ChicagoLover April 17th, 2005, 09:24 PM I didn't think the designs by Jahn and the others were all that inspiring. Judging from the Tribune photos from Kamin's earlier piece about this, none of those designs had promise to be iconic the way this one does. This design says McDonalds without the sign; those didn't. I think the choice was clera. There may be flaws in this design, but the others didn't do any better. I am mystified by Kamin's implied criticism of the restaurant's size. This is supposed to be (a) flagship restaurant. It has to compete with 40+ story buildings in the neighborhood for attention. The previous R'n Roll McDonalds was woefully undersized by comparison.
samsonyuen April 17th, 2005, 09:39 PM That looks awesome. I hope they roll these out to other cities as flagships.
Azn_chi_boi April 18th, 2005, 01:26 AM is this McDonalds one of its kind, or other major cities have one of these just like Chicago too?
mypetrobot April 18th, 2005, 02:03 AM when i was in paris i wanted to see what a mcdonalds looks like in europe to see how it differed from american ones that i've been to (seriously i was) and they didn't have exactly this type decor or style of a place but they did have lcd screens playing music videos and some upscale furniture and second floor seating.
also doesn't the mcdonalds on fifth ave in new york have a esculator? i heard that was supposed to be the most poshed out place mc donalds. i heard the interior is like a five star restaurant or something like that. i may be wrong though but i thought i saw it on some history channel thing.
Rivernorth April 18th, 2005, 04:03 AM ^^^no, but it is 2 levels. its not much to look at on the inside... very crowded, with a small staircase in the back that leads to the upper level. good views of times square though. the outside is VERY brightly lit, with a giant McDonalds sign as well. but the interior pales in comparison to the new McDonalds here in Chicago.
is this McDonalds one of its kind, or other major cities have one of these just like Chicago too?

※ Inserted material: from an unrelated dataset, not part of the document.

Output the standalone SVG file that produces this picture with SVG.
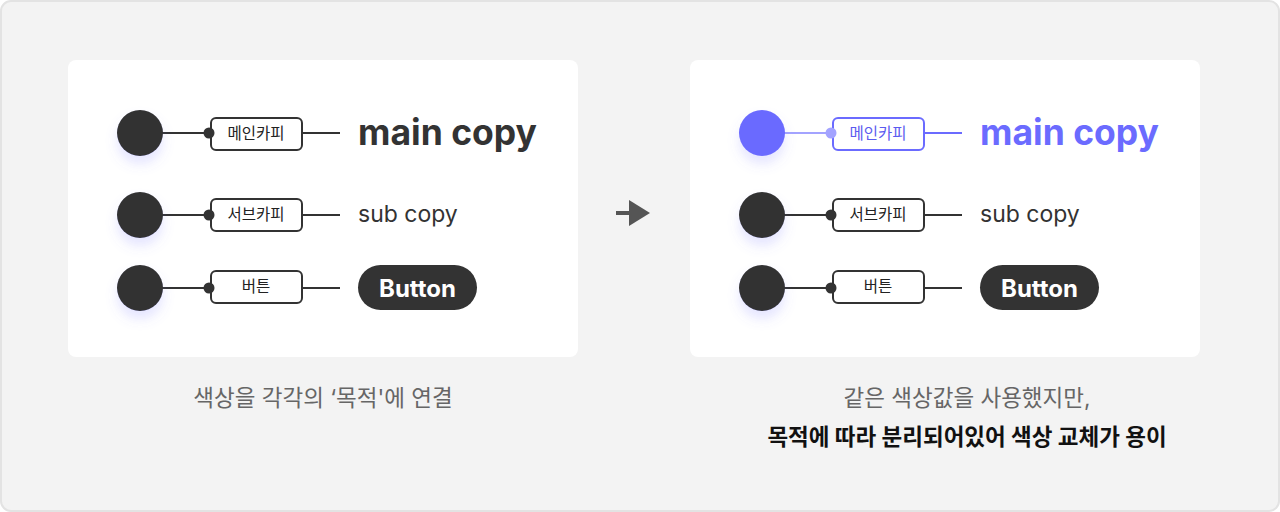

one of a kind. this one is it.
Latoso April 18th, 2005, 06:17 AM when i was in paris i wanted to see what a mcdonalds looks like in europe to see how it differed from american ones that i've been to (seriously i was) and they didn't have exactly this type decor or style of a place but they did have lcd screens playing music videos and some upscale furniture and second floor seating.
also doesn't the mcdonalds on fifth ave in new york have a esculator? i heard that was supposed to be the most poshed out place mc donalds. i heard the interior is like a five star restaurant or something like that. i may be wrong though but i thought i saw it on some history channel thing.
If you're looking for a poshed out McDonald's you have to go to Rome to the location in the Spanish Steps area. It is all marble with a classical fountain inside. It's as if someone opened up a Mickey D's inside one of the Halls of Versailles.